The sensors drew interest from the attending municipal engineers, who need new ways to monitor the performance of underground infrastructure. And as cities begin to adopt the sensor technologies, more data will exist not just for infrastructure, but for the surrounding environment as well.
“You can learn something about sources of subsidence, corrosion that affect other structures, or something about the geographic distribution of earthquake or hurricane damage, which then allows you to make improved decisions about emergency response,” said Tom O’Rourke, professor of civil and environmental engineering and principal investigator of the research project.
The test also proved that sensors provide valuable feedback to companies like IPEX that want to advance the engineering behind new products and improve systemwide performance.
“This is about having feedback and intelligence for underground lifeline systems, such as water supplies, electric power and telecommunications, which provide the services and resources that define a modern city,” O’Rourke said. “It’s pretty clear to me that within 20 years there will be intelligence integrated into every aspect of infrastructure.”
“The vision we have is that our future infrastructure looks after itself by sensing and adapting to the changing environment,” said Kenichi Soga, professor at Berkeley and principal investigator for the Berkeley and Cambridge teams. “Rapidly developing sensor technologies and data analytics give us the opportunity to make this happen.”

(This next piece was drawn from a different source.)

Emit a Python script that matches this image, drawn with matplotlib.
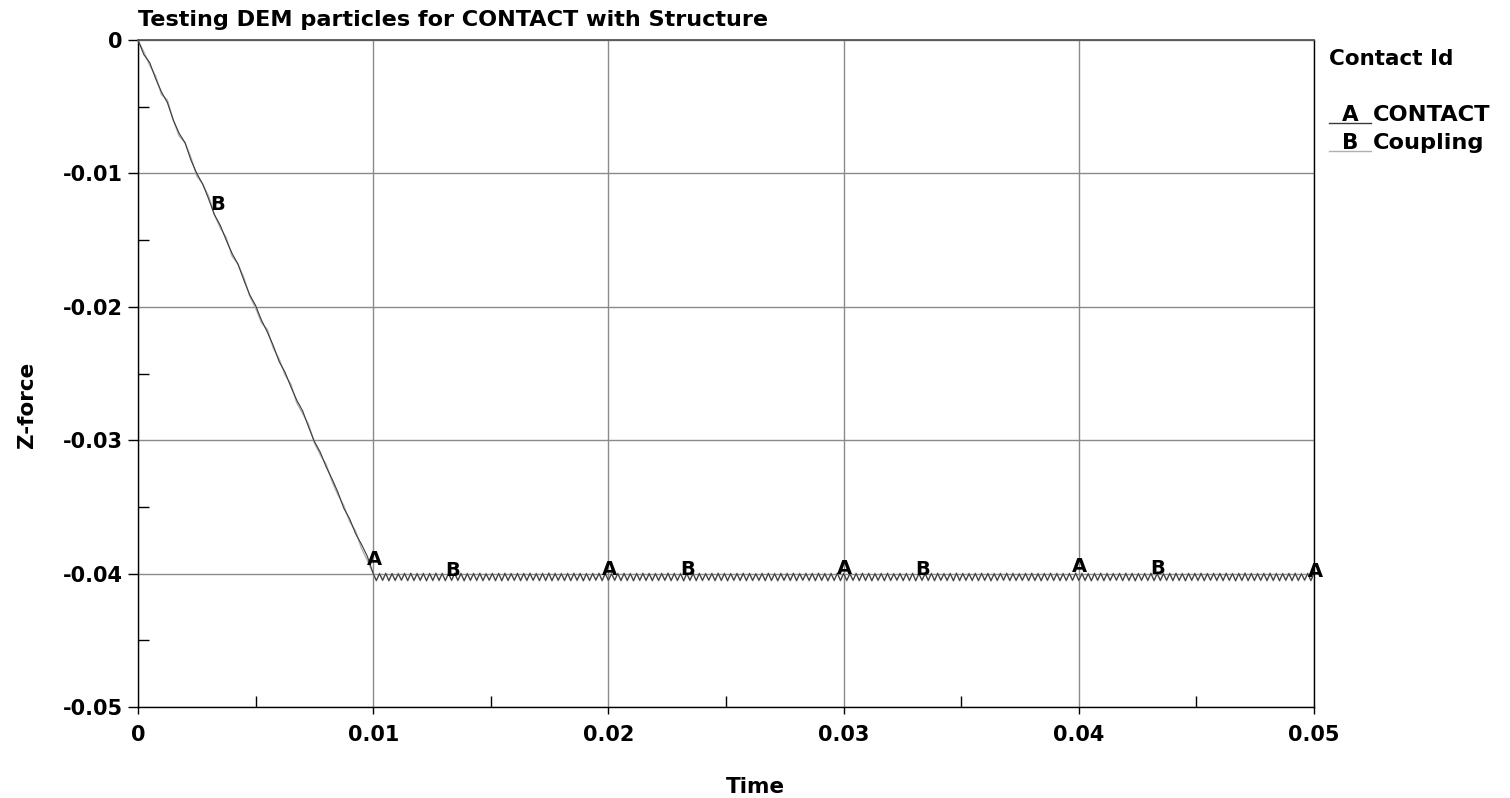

The research team will now begin excavating the pipeline and analyzing the massive amount of data collected by the sensors. “It’s going to be game-changing,” said Wham, who added that some of the devices are capable of recording up to a thousand measurements per second or more. “We have many, many gigs of data right now for measurements that were previously unattainable.”
Syl Kacapyr is public relations and content manager for the College of Engineering.